-- START OF Dataset content --

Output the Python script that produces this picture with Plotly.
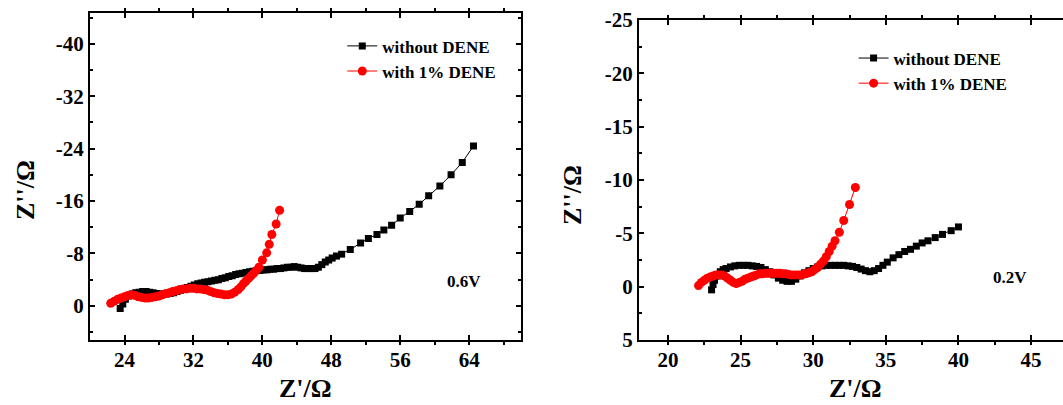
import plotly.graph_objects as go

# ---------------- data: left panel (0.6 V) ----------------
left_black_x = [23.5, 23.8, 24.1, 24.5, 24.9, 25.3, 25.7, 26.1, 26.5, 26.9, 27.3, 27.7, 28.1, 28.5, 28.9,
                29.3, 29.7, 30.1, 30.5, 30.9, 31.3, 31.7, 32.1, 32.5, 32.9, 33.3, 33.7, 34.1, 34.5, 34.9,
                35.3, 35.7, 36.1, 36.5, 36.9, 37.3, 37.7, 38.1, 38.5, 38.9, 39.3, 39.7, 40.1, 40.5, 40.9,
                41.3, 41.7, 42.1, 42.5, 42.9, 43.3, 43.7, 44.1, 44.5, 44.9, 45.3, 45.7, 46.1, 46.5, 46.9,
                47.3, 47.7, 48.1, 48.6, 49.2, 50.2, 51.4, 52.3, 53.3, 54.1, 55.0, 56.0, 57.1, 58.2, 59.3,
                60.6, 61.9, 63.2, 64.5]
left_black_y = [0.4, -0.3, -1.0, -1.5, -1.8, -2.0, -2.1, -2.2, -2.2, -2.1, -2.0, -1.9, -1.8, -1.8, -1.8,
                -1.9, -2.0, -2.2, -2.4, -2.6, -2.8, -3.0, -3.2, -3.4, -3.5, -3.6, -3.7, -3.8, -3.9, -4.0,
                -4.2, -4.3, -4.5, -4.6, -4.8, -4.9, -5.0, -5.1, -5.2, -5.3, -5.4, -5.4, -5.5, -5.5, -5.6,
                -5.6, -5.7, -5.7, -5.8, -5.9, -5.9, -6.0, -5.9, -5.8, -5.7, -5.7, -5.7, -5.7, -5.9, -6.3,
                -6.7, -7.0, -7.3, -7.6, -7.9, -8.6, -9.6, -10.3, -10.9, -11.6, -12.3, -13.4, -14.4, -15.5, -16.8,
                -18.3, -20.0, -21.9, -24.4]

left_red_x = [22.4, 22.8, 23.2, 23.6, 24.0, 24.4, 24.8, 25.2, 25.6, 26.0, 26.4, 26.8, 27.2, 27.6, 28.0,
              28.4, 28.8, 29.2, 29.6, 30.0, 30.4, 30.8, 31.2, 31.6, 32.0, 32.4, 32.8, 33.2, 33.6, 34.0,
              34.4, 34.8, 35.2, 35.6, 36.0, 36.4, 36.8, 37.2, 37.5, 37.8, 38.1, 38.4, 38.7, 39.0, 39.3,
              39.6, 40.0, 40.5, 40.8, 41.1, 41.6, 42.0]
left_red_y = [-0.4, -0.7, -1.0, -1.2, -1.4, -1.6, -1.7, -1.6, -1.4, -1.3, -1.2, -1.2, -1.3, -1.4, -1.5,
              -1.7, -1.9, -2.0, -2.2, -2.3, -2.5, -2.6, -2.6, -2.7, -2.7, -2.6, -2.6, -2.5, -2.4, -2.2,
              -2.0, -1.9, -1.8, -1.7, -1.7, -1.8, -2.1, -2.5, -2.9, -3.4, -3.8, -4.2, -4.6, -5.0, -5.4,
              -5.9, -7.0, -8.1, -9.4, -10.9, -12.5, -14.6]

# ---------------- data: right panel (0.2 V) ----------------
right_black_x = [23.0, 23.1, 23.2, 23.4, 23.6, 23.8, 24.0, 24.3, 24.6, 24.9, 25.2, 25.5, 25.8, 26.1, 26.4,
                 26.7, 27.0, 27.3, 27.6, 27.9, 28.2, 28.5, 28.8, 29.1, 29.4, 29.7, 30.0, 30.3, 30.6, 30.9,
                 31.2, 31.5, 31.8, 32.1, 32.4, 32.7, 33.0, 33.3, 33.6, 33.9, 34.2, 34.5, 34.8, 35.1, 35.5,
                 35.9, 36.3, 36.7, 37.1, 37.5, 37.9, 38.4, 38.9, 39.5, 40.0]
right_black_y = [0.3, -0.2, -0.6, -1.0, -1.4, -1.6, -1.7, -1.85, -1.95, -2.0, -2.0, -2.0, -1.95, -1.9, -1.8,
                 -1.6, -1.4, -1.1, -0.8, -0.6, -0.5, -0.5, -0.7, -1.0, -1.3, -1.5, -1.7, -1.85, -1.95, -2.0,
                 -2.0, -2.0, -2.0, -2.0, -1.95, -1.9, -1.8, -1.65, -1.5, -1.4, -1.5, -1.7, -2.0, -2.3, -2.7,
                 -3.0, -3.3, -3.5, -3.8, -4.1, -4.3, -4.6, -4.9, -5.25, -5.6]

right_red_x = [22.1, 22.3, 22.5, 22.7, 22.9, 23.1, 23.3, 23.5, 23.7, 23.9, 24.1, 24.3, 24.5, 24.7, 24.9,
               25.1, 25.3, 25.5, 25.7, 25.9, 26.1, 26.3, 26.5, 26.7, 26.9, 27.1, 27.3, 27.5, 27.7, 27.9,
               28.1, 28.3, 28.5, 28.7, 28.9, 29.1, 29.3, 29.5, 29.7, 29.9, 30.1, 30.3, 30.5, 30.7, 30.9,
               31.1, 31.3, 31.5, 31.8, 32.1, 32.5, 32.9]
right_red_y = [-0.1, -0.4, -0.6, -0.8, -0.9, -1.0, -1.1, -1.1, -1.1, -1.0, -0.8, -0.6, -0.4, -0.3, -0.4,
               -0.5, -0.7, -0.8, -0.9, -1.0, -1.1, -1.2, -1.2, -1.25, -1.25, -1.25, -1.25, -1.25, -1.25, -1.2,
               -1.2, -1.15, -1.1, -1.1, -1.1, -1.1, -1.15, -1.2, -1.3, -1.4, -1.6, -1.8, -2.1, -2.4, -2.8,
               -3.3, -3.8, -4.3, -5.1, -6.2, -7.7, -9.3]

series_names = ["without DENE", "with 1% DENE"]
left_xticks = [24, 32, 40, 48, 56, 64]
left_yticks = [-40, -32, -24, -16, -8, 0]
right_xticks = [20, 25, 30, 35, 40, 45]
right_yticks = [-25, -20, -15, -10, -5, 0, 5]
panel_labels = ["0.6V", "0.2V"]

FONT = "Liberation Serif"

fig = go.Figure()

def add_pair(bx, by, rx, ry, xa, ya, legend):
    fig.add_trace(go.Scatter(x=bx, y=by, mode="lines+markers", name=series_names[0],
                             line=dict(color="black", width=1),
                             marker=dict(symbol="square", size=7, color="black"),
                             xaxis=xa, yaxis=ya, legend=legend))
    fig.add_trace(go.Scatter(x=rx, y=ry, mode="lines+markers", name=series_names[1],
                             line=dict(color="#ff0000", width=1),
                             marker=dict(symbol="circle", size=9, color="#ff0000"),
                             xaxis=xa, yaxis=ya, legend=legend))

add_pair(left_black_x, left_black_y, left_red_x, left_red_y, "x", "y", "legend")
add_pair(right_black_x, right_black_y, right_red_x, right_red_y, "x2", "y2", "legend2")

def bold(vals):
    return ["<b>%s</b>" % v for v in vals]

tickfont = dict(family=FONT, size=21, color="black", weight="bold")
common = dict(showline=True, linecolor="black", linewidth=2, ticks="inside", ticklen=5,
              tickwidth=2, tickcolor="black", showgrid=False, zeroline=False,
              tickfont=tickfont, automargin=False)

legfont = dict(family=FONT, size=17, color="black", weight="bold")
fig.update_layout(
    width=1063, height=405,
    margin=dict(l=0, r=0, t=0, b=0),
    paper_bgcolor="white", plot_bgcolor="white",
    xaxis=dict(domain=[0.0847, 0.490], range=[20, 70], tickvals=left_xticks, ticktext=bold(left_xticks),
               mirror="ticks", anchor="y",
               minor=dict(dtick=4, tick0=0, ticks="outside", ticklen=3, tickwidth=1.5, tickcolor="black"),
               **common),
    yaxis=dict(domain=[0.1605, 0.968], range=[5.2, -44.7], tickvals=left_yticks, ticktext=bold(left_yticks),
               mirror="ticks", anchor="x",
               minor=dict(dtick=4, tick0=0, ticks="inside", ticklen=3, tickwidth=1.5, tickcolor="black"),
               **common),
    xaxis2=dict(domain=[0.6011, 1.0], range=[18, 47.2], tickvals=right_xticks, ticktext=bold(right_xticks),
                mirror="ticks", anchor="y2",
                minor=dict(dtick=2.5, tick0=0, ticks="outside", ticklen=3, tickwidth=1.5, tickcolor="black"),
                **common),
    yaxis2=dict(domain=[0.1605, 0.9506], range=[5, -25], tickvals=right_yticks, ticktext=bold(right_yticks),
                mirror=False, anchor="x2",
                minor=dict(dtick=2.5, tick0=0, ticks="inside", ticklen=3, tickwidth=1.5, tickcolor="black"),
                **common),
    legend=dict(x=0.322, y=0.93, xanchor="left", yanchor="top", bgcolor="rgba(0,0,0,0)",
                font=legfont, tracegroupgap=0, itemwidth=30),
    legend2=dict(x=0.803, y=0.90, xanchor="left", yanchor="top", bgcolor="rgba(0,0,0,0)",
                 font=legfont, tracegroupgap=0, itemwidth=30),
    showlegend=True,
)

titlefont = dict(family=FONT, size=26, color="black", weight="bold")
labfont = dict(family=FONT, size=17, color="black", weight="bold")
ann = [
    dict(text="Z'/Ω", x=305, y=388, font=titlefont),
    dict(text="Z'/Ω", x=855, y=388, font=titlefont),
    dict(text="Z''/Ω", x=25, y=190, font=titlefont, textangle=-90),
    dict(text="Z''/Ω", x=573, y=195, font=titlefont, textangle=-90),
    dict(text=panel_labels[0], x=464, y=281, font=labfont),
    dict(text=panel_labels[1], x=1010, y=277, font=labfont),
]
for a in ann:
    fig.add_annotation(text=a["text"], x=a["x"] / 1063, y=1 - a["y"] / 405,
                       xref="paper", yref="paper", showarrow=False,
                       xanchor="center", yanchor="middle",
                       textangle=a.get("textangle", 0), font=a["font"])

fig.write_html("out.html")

-- END OF Dataset content --
-- START OF Dataset content --

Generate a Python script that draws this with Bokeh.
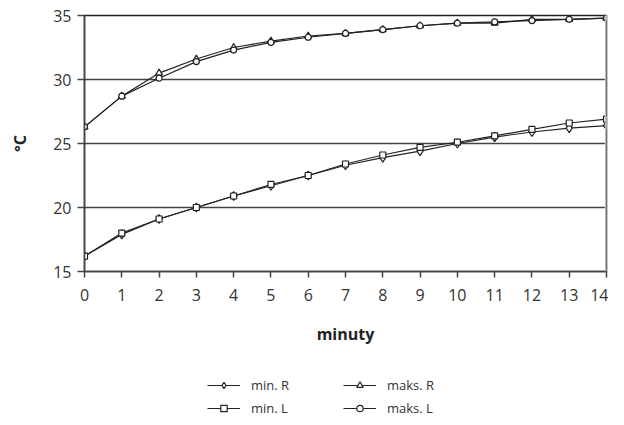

-- END OF Dataset content --

# Work required
Give the lines above again exactly, from the one containing "Output the Python" to the one containing "-18.3, -20.0, -21.9, -24.4]", both included, but leave out the pictures.

# In response
Output the Python script that produces this picture with Plotly.
import plotly.graph_objects as go

# ---------------- data: left panel (0.6 V) ----------------
left_black_x = [23.5, 23.8, 24.1, 24.5, 24.9, 25.3, 25.7, 26.1, 26.5, 26.9, 27.3, 27.7, 28.1, 28.5, 28.9,
                29.3, 29.7, 30.1, 30.5, 30.9, 31.3, 31.7, 32.1, 32.5, 32.9, 33.3, 33.7, 34.1, 34.5, 34.9,
                35.3, 35.7, 36.1, 36.5, 36.9, 37.3, 37.7, 38.1, 38.5, 38.9, 39.3, 39.7, 40.1, 40.5, 40.9,
                41.3, 41.7, 42.1, 42.5, 42.9, 43.3, 43.7, 44.1, 44.5, 44.9, 45.3, 45.7, 46.1, 46.5, 46.9,
                47.3, 47.7, 48.1, 48.6, 49.2, 50.2, 51.4, 52.3, 53.3, 54.1, 55.0, 56.0, 57.1, 58.2, 59.3,
                60.6, 61.9, 63.2, 64.5]
left_black_y = [0.4, -0.3, -1.0, -1.5, -1.8, -2.0, -2.1, -2.2, -2.2, -2.1, -2.0, -1.9, -1.8, -1.8, -1.8,
                -1.9, -2.0, -2.2, -2.4, -2.6, -2.8, -3.0, -3.2, -3.4, -3.5, -3.6, -3.7, -3.8, -3.9, -4.0,
                -4.2, -4.3, -4.5, -4.6, -4.8, -4.9, -5.0, -5.1, -5.2, -5.3, -5.4, -5.4, -5.5, -5.5, -5.6,
                -5.6, -5.7, -5.7, -5.8, -5.9, -5.9, -6.0, -5.9, -5.8, -5.7, -5.7, -5.7, -5.7, -5.9, -6.3,
                -6.7, -7.0, -7.3, -7.6, -7.9, -8.6, -9.6, -10.3, -10.9, -11.6, -12.3, -13.4, -14.4, -15.5, -16.8,
                -18.3, -20.0, -21.9, -24.4]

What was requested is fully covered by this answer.